Over at Object-Oriented Philosophy Graham has an interesting post up raising the question of who might be the most overrated philosopher of all time. There are three rules to the game: First, the overrated philosopher must be recent. Sorry, if you don’t like Hegel that’s not grounds for claiming he’s overrated. He’s earned his place through his influence on subsequent philosophy. Second, the philosopher must be rated by many as being one of the greatest philosophers of all time. Note, this criterion need not imply consensus. It can refer to how fan clubs rate philosophers. And finally third, the most overrated philosopher will probably not be completely worthless. That is, he or she will have made some genuine contributions.

Graham hasn’t stated who his choices are and doesn’t plan to, but some of his readers have suggested Sartre, McDowell, Derrida, Sellars, Kripke, and Russell. I don’t think Sartre fits the bill because first off, there are hardly any Sartreans about these days, and second I do think the Sartre of Being and Nothingness and The Critique of Dialectical Reason gets a bum rap. Sartre somewhat got clothes-lined by the existentialist movement (which he partially brought on himself with essays like “Existentialism is a Humanism”), but he is, in my view, a much richer philosopher than people give him credit for. The time is ripe for a re-evaluation of Sartre’s thought. I just don’t know enough about McDowell to say one way or another (I have Mind and World, but have never read it). Derrida definitely fits the bill of overrated philosopher in my book. I actually wrote my masters thesis on Derrida and desperately wanted to find something groundbreaking in his thought, but I could never escape the impression that Derrida is a one trick pony that created three or four concepts (differance, supplementarity, and trace) that he then monotonously repackaged with different terms in text after text from there on out. I’ve just never gotten the obsession some have with Derrida, even if I do think his deconstruction of metaphysics is valuable. I don’t know that anyone has ever characterized Sellars, Kripke, or Russell as “greatest philosophers”, so the issue strikes me as moot with them. These are modest thinkers, rather, that each created a handful of concepts and lines of arguments that were extremely important, but not much beyond that. In other words, they’re not what I would call comprehensive philosophers, but by and large were restricted to very specific problems and questions. By a comprehensive philosopher I have in mind a philosopher that develops not only an epistemology and metaphysics, but also a moral, political, and aesthetic philosophy. Think Kant or Sartre.

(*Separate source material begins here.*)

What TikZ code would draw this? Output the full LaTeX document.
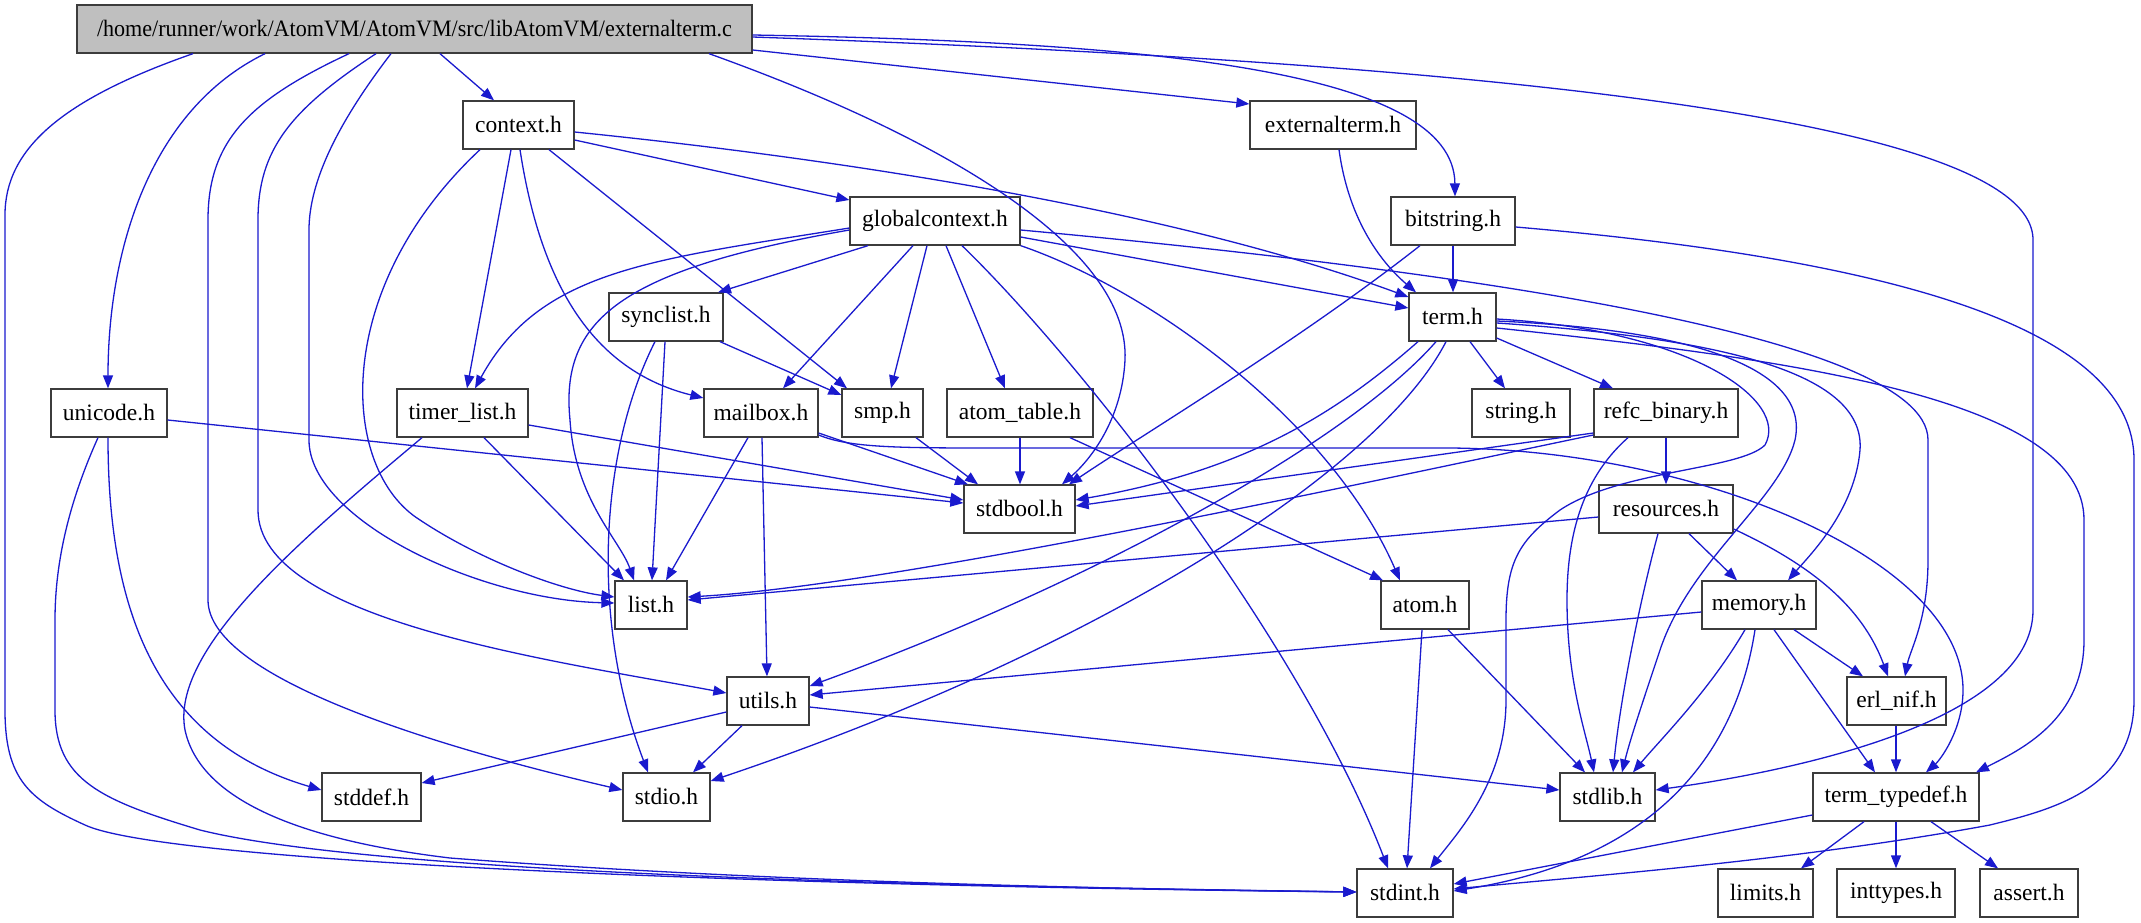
\documentclass[tikz,border=0pt]{standalone}
\usepackage{fontspec}
\setmainfont{Liberation Serif}
\usetikzlibrary{arrows.meta}
\definecolor{edgeblue}{RGB}{26,26,206}
\definecolor{boxgray}{RGB}{60,60,60}
\definecolor{mainfill}{RGB}{191,191,191}
\tikzset{
  box/.style={draw=boxgray, line width=1.3pt, minimum height=48pt, inner sep=0pt, font=\fontsize{23.5}{28}\selectfont, fill=white},
  e/.style={draw=edgeblue, line width=1.3pt, -{Triangle[length=13pt,width=10pt]}},
}
\begin{document}
\begin{tikzpicture}[x=1pt,y=-1pt]
\fill[white] (0,0) rectangle (2141,923);
\useasboundingbox (0,0) rectangle (2141,923);
% nodes
\node[box, fill=mainfill, minimum width=675pt] (main) at (414.5,29) {\scalebox{0.94}[1]{/home/runner/work/AtomVM/AtomVM/src/libAtomVM/externalterm.c}};
\node[box, minimum width=111pt] (context) at (518.5,125) {context.h};
\node[box, minimum width=166pt] (externalterm) at (1333,125) {externalterm.h};
\node[box, minimum width=170pt] (globalcontext) at (935,221) {globalcontext.h};
\node[box, minimum width=124pt] (bitstring) at (1453,221) {bitstring.h};
\node[box, minimum width=114pt] (synclist) at (666,317) {synclist.h};
\node[box, minimum width=87pt] (term) at (1452.5,317) {term.h};
\node[box, minimum width=116pt] (unicode) at (109,413) {unicode.h};
\node[box, minimum width=131pt] (timer_list) at (462.5,413) {timer\_list.h};
\node[box, minimum width=114pt] (mailbox) at (761,413) {mailbox.h};
\node[box, minimum width=81pt] (smp) at (882.5,413) {smp.h};
\node[box, minimum width=146pt] (atom_table) at (1020,413) {atom\_table.h};
\node[box, minimum width=98pt] (string) at (1521,413) {string.h};
\node[box, minimum width=144pt] (refc_binary) at (1666,413) {refc\_binary.h};
\node[box, minimum width=111pt] (stdbool) at (1019.5,509) {stdbool.h};
\node[box, minimum width=134pt] (resources) at (1666,509) {resources.h};
\node[box, minimum width=72pt] (list) at (651,605) {list.h};
\node[box, minimum width=88pt] (atom) at (1425,605) {atom.h};
\node[box, minimum width=114pt] (memory) at (1759,605) {memory.h};
\node[box, minimum width=82pt] (utils) at (768,701) {utils.h};
\node[box, minimum width=99pt] (erl_nif) at (1896.5,701) {erl\_nif.h};
\node[box, minimum width=99pt] (stddef) at (371.5,797) {stddef.h};
\node[box, minimum width=87pt] (stdio) at (666.5,797) {stdio.h};
\node[box, minimum width=95pt] (stdlib) at (1607.5,797) {stdlib.h};
\node[box, minimum width=166pt] (term_typedef) at (1896,797) {term\_typedef.h};
\node[box, minimum width=96pt] (stdint) at (1405,893) {stdint.h};
\node[box, minimum width=95pt] (limits) at (1765.5,893) {limits.h};
\node[box, minimum width=118pt] (inttypes) at (1896,893) {inttypes.h};
\node[box, minimum width=98pt] (assert) at (2029,893) {assert.h};
% main
\draw[e] (main.south -| 193,0) .. controls (60,100) and (5,150) .. (5,215) -- (5,710) .. controls (5,780) and (30,800) .. (85,825) .. controls (160,860) and (700,885) .. (stdint.west |- 0,892);
\draw[e] (main.south -| 265,0) .. controls (150,110) and (108,250) .. (unicode.north -| 108,0);
\draw[e] (main.south -| 349,0) .. controls (250,100) and (208,140) .. (208,220) -- (208,600) .. controls (208,680) and (450,750) .. (stdio.west |- 0,790);
\draw[e] (main.south -| 376,0) .. controls (290,110) and (258,150) .. (258,220) -- (258,510) .. controls (258,620) and (550,660) .. (utils.west |- 0,693);
\draw[e] (main.south -| 391,0) .. controls (340,120) and (309,180) .. (309,230) -- (309,440) .. controls (309,520) and (480,600) .. (list.west |- 0,603);
\draw[e] (main.south -| 440,0) -- (context.north -| 494,0);
\draw[e] (main.south -| 709,0) .. controls (950,140) and (1130,250) .. (1125,360) .. controls (1122,420) and (1090,460) .. (stdbool.north -| 1062,0);
\draw[e] (main.east |- 0,50) -- (externalterm.west |- 0,104);
\draw[e] (main.east |- 0,35) .. controls (1150,42) and (1454,70) .. (bitstring.north -| 1455,0);
\draw[e] (main.east |- 0,37) .. controls (1400,60) and (2033,110) .. (2033,240) -- (2033,610) .. controls (2033,720) and (1800,770) .. (stdlib.east |- 0,790);
% context
\draw[e] (context.east |- 0,140) -- (globalcontext.west |- 0,200);
\draw[e] (context.east |- 0,132) .. controls (900,165) and (1200,220) .. (term.west |- 0,297);
\draw[e] (context.south -| 480,0) .. controls (330,290) and (340,470) .. (420,520) .. controls (480,560) and (560,590) .. (list.west |- 0,597);
\draw[e] (context.south -| 511,0) -- (timer_list.north -| 467,0);
\draw[e] (context.south -| 520,0) .. controls (540,280) and (590,370) .. (mailbox.west |- 0,398);
\draw[e] (context.south -| 549,0) -- (smp.north -| 847,0);
% globalcontext
\draw[e] (globalcontext.west |- 0,228) .. controls (650,260) and (540,270) .. (timer_list.north -| 475,0);
\draw[e] (globalcontext.west |- 0,230) .. controls (620,270) and (560,320) .. (570,420) .. controls (575,500) and (620,540) .. (list.north -| 634,0);
\draw[e] (globalcontext.south -| 868,0) -- (synclist.north -| 718,0);
\draw[e] (globalcontext.south -| 913,0) -- (mailbox.north -| 783,0);
\draw[e] (globalcontext.south -| 927,0) -- (smp.north -| 891,0);
\draw[e] (globalcontext.south -| 946,0) -- (atom_table.north -| 1005,0);
\draw[e] (globalcontext.south -| 962,0) .. controls (1080,360) and (1300,640) .. (stdint.north -| 1388,0);
\draw[e] (globalcontext.south east) .. controls (1150,290) and (1330,420) .. (atom.north -| 1400,0);
\draw[e] (globalcontext.east |- 0,237) -- (term.west |- 0,308);
\draw[e] (globalcontext.east |- 0,230) .. controls (1400,265) and (1928,330) .. (1928,440) -- (1928,560) .. controls (1928,620) and (1910,650) .. (erl_nif.north -| 1905,0);
% bitstring
\draw[e] (bitstring.south -| 1453,0) -- (term.north -| 1453,0);
\draw[e] (bitstring.south -| 1420,0) .. controls (1300,340) and (1150,430) .. (stdbool.north -| 1069,0);
\draw[e] (bitstring.east |- 0,227) .. controls (1900,260) and (2134,330) .. (2134,460) -- (2134,700) .. controls (2134,790) and (2050,810) .. (1990,825) .. controls (1800,860) and (1600,875) .. (stdint.east |- 0,889);
% externalterm
\draw[e] (externalterm.south -| 1339,0) .. controls (1350,230) and (1390,270) .. (term.north -| 1416,0);
% synclist
\draw[e] (synclist.south -| 720,0) -- (smp.west |- 0,395);
\draw[e] (synclist.south -| 665,0) -- (list.north -| 652,0);
\draw[e] (synclist.south -| 655,0) .. controls (600,450) and (590,620) .. (stdio.north -| 648,0);
% timer_list
\draw[e] (timer_list.south -| 484,0) -- (list.north -| 624,0);
\draw[e] (timer_list.east |- 0,425) -- (stdbool.west |- 0,500);
\draw[e] (timer_list.south -| 422,0) .. controls (300,540) and (170,650) .. (185,730) .. controls (200,800) and (300,840) .. (450,858) .. controls (800,885) and (1200,890) .. (stdint.west |- 0,892);
% unicode
\draw[e] (unicode.south -| 108,0) .. controls (108,600) and (150,740) .. (stddef.west |- 0,790);
\draw[e] (unicode.south -| 98,0) .. controls (70,500) and (55,560) .. (55,620) -- (55,710) .. controls (55,780) and (100,800) .. (200,830) .. controls (400,880) and (1100,888) .. (stdint.west |- 0,892);
\draw[e] (unicode.east |- 0,420) -- (stdbool.west |- 0,503);
% mailbox
\draw[e] (mailbox.south -| 748,0) -- (list.north -| 666,0);
\draw[e] (mailbox.south -| 762,0) -- (utils.north -| 767,0);
\draw[e] (mailbox.east |- 0,433) -- (stdbool.north -| 968,0);
\draw[e] (mailbox.east |- 0,435) .. controls (850,448) and (900,448) .. (1000,448) -- (1450,448) .. controls (1700,450) and (1963,560) .. (1963,690) .. controls (1963,730) and (1940,760) .. (term_typedef.north -| 1926,0);
% smp
\draw[e] (smp.south -| 916,0) -- (stdbool.north -| 978,0);
% atom_table
\draw[e] (atom_table.south -| 1020,0) -- (stdbool.north -| 1020,0);
\draw[e] (atom_table.south -| 1070,0) -- (atom.north -| 1383,0);
% term
\draw[e] (term.south -| 1418,0) .. controls (1340,410) and (1250,470) .. (stdbool.east |- 0,500);
\draw[e] (term.south -| 1436,0) .. controls (1350,440) and (1100,580) .. (utils.east |- 0,686);
\draw[e] (term.south -| 1446,0) .. controls (1380,470) and (1100,650) .. (stdio.east |- 0,781);
\draw[e] (term.south -| 1470,0) -- (string.north -| 1505,0);
\draw[e] (term.east |- 0,338) -- (refc_binary.north -| 1613,0);
\draw[e] (term.east |- 0,323) .. controls (1750,340) and (1865,380) .. (1860,450) .. controls (1855,510) and (1810,555) .. (memory.north -| 1788,0);
\draw[e] (term.east |- 0,321) .. controls (1700,330) and (1810,370) .. (1795,440) .. controls (1780,500) and (1690,560) .. (1660,650) .. controls (1640,710) and (1630,740) .. (stdlib.north -| 1622,0);
\draw[e] (term.east |- 0,319) .. controls (1690,330) and (1790,400) .. (1765,445) .. controls (1740,470) and (1620,470) .. (1560,510) .. controls (1520,540) and (1506,560) .. (1506,620) -- (1506,700) .. controls (1506,780) and (1460,830) .. (stdint.north -| 1430,0);
\draw[e] (term.east |- 0,328) .. controls (1800,360) and (2084,400) .. (2084,520) -- (2084,640) .. controls (2084,720) and (2020,750) .. (term_typedef.north -| 1976,0);
% refc_binary
\draw[e] (refc_binary.west |- 0,433) -- (stdbool.east |- 0,506);
\draw[e] (refc_binary.west |- 0,435) .. controls (1400,475) and (900,585) .. (list.east |- 0,597);
\draw[e] (refc_binary.south) -- (resources.north);
\draw[e] (refc_binary.south -| 1628,0) .. controls (1580,480) and (1567,540) .. (1567,600) .. controls (1567,680) and (1585,730) .. (stdlib.north -| 1594,0);
% resources
\draw[e] (resources.west |- 0,517) -- (list.east |- 0,600);
\draw[e] (resources.south -| 1658,0) .. controls (1640,600) and (1620,700) .. (stdlib.north -| 1613,0);
\draw[e] (resources.south -| 1689,0) -- (memory.north -| 1737,0);
\draw[e] (resources.east |- 0,529) .. controls (1800,560) and (1860,600) .. (erl_nif.north -| 1888,0);
% memory
\draw[e] (memory.west |- 0,612) -- (utils.east |- 0,695);
\draw[e] (memory.south -| 1745,0) .. controls (1710,690) and (1660,740) .. (stdlib.north -| 1633,0);
\draw[e] (memory.south -| 1755,0) .. controls (1735,760) and (1650,860) .. (stdint.east |- 0,891);
\draw[e] (memory.south -| 1774,0) -- (term_typedef.north -| 1875,0);
\draw[e] (memory.south -| 1794,0) -- (erl_nif.north -| 1863,0);
% atom
\draw[e] (atom.south -| 1422,0) -- (stdint.north -| 1407,0);
\draw[e] (atom.south -| 1448,0) -- (stdlib.north -| 1585,0);
% utils
\draw[e] (utils.west |- 0,712) -- (stddef.east |- 0,783);
\draw[e] (utils.south -| 742,0) -- (stdio.north -| 693,0);
\draw[e] (utils.east |- 0,707) -- (stdlib.west |- 0,790);
% erl_nif
\draw[e] (erl_nif.south -| 1896,0) -- (term_typedef.north -| 1896,0);
% term_typedef
\draw[e] (term_typedef.south -| 1864,0) -- (limits.north -| 1801,0);
\draw[e] (term_typedef.south -| 1896,0) -- (inttypes.north -| 1896,0);
\draw[e] (term_typedef.south -| 1931,0) -- (assert.north -| 1998,0);
\draw[e] (term_typedef.west |- 0,815) -- (stdint.east |- 0,884);
\end{tikzpicture}
\end{document}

My vote for overrated philosopher actually kills me because he’s been such an influence on my own thought and I encountered him at exactly the time I needed to encounter him: Badiou. When I first picked up Badiou’s Ethics and Being and Event both texts hit me like a gust of fresh air. At the time I was in a general malaise, feeling as if philosophy was dead and had been reduced to semiotic analysis of texts and armchair sociological meditations. Badiou dared to do philosophy again and opened a whole new field of thought for me. However, when you get into the nuts and bolts of his thought I somewhat feel that there just isn’t a whole lot of “there there”. Badiou certainly fits the bill of being a “comprehensive philosopher”, but I just don’t get the sense that his concepts are a fecund source of inspiration for generating new research and thought in other philosophers and people in other disciplines outside of philosophy.

One of the ways in which I measure the greatness of a philosophy is not by the content of the philosopher’s work itself, but rather by what a philosophy is able to engender in the work of others. Thus, for example, if Husserl is a great yet underrated philosopher, this isn’t necessarily because of his own work. Let’s face it, Husserl’s own work is often monotonous, repetitive, and obsessional in character (the grounding of the ground that needs to be grounded through yet another reduction that will be more rigorous than the last). The greatness of Husserl lies in broaching an entirely new style of philosophy that engendered research for hundreds of thinkers spiraling out in thousands of different directions: Heidegger, Merleau-Ponty, Sartre, Levinas, Marion, Henry just to name a few. I don’t get the sense that Badiou’s thought has this sort of generative power. Rather, we seem to get a repetitive schema that endlessly repeats being as multiplicity, event, truth-procedures, subject without broaching entirely new fields of thought or research. By this criteria, I would probably rate Derrida higher than Badiou just because of the impact Derrida has had on so many other research orientations, and often in ways far more interesting than Derrida’s own work. But who knows, perhaps I just need to return to Badiou and read him again with fresh eyes.